▸ Work to be completed
Scan the data below for the string "matplotlib". Copy every line where it appears.

------------

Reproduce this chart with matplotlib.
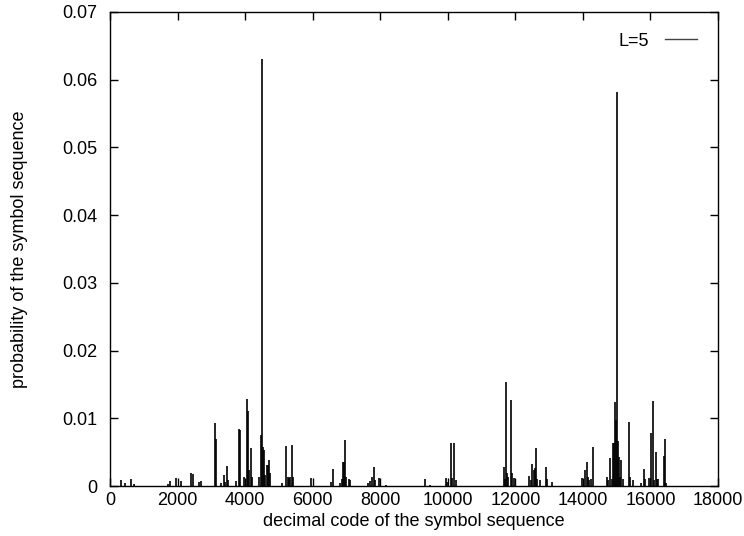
import numpy as np
import matplotlib
matplotlib.use("Agg")
import matplotlib.pyplot as plt
from matplotlib.lines import Line2D

plt.rcParams['font.family'] = ['Liberation Sans', 'DejaVu Sans']

# spikes: code, probability
codes = [331, 430, 607, 700, 1713, 1783, 1961, 2109, 2405, 2455, 2633, 2683,
         3106, 3146, 3294, 3363, 3412, 3472, 3500, 3719, 3818, 3848, 3966,
         4045, 4084, 4114, 4173, 4212, 4400, 4469, 4508, 4538, 4568, 4597,
         4647, 4676, 4716, 4745, 5101, 5220, 5259, 5299, 5338, 5398, 5427,
         5961, 6554, 6613, 6801, 6870, 6909, 6939, 6968, 6998, 7077, 7117,
         7640, 7709, 7758, 7808, 7847, 7956, 8163,
         9319, 9486, 9941, 9980, 10109, 10139, 10198, 10238,
         11659, 11689, 11719, 11758, 11787, 11857, 11896, 11956,
         12410, 12449, 12508, 12548, 12577, 12607, 12637, 12725, 12904, 12943,
         13072, 13961, 14070, 14109, 14139, 14178, 14247, 14306,
         14701, 14751, 14810, 14850, 14879, 14909, 14939, 14968, 15008,
         15037, 15067, 15096, 15136, 15175, 15353, 15383, 15471,
         15708, 15817, 15846, 15945, 16024, 16064, 16103, 16163, 16192,
         16232, 16390, 16419, 16449]
probs = [0.0009, 0.0004, 0.0011, 0.0003, 0.0003, 0.0008, 0.0012, 0.0007,
         0.0019, 0.0018, 0.0006, 0.0007,
         0.00925, 0.0070, 0.0004, 0.0017, 0.0006, 0.0029, 0.0009, 0.0007,
         0.0085, 0.0083, 0.0013,
         0.0129, 0.0111, 0.0024, 0.0057, 0.0014, 0.0013, 0.0075, 0.0631,
         0.0058, 0.0053, 0.0016,
         0.0031, 0.0031, 0.0039, 0.0019, 0.0004, 0.0059, 0.0014, 0.0012,
         0.0014, 0.0060, 0.0014,
         0.0012, 0.0006, 0.0025, 0.0004, 0.0011, 0.0036, 0.0036, 0.0068,
         0.0014, 0.0010, 0.0009,
         0.0005, 0.0008, 0.0014, 0.0028, 0.0009, 0.0012, 0.0002,
         0.0011, 0.0002, 0.0012, 0.0006, 0.0063, 0.0012, 0.0063, 0.0009,
         0.0028, 0.0010, 0.0153, 0.0019, 0.0014, 0.0127, 0.0020, 0.0012,
         0.0015, 0.0009, 0.0032, 0.0024, 0.0027, 0.0057, 0.0011, 0.0009,
         0.0028, 0.0011,
         0.0006, 0.0012, 0.0024, 0.0035, 0.0014, 0.0009, 0.0011, 0.0058,
         0.0013, 0.0009, 0.0042, 0.0010, 0.0063, 0.0063, 0.0124, 0.0097,
         0.0582,
         0.0067, 0.0043, 0.0014, 0.0038, 0.0011, 0.0094, 0.0014, 0.0009,
         0.0005, 0.0025, 0.0010, 0.0012, 0.0079, 0.0125, 0.0009, 0.0051,
         0.0010,
         0.0011, 0.0044, 0.0070, 0.0004]

xticks = [0, 2000, 4000, 6000, 8000, 10000, 12000, 14000, 16000, 18000]
yticks = [0, 0.01, 0.02, 0.03, 0.04, 0.05, 0.06, 0.07]
ytick_labels = ["0", "0.01", "0.02", "0.03", "0.04", "0.05", "0.06", "0.07"]

fig = plt.figure(figsize=(7.44, 5.36), dpi=100)
ax = fig.add_axes([0.148, 0.093, 0.817, 0.885])

ax.vlines(codes, 0, probs, colors="black", linewidth=1.2)

ax.set_xlim(0, 18000)
ax.set_ylim(0, 0.07)
ax.set_xticks(xticks)
ax.set_xticklabels([str(t) for t in xticks])
ax.set_yticks(yticks)
ax.set_yticklabels(ytick_labels)
ax.tick_params(direction="in", length=6, width=1, top=True, right=True,
               labelsize=13)
ax.tick_params(axis="x", pad=4)
ax.tick_params(axis="y", pad=9)
for s in ax.spines.values():
    s.set_linewidth(1)

ax.set_xlabel("decimal code of the symbol sequence", fontsize=13)
ax.xaxis.set_label_coords(0.5, -0.056)
ax.set_ylabel("probability of the symbol sequence", fontsize=13)
ax.yaxis.set_label_coords(-0.135, 0.5)

h = Line2D([], [], color="#444444", linewidth=1)
ax.legend([h], ["L=5"], loc="upper right", frameon=False, markerfirst=False,
          fontsize=13, handlelength=1.8, handletextpad=0.85,
          borderaxespad=0.75)

fig.savefig("out.png", dpi=100)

------------

▸ Answer below
Reproduce this chart with matplotlib.
import matplotlib
matplotlib.use("Agg")
import matplotlib.pyplot as plt
from matplotlib.lines import Line2D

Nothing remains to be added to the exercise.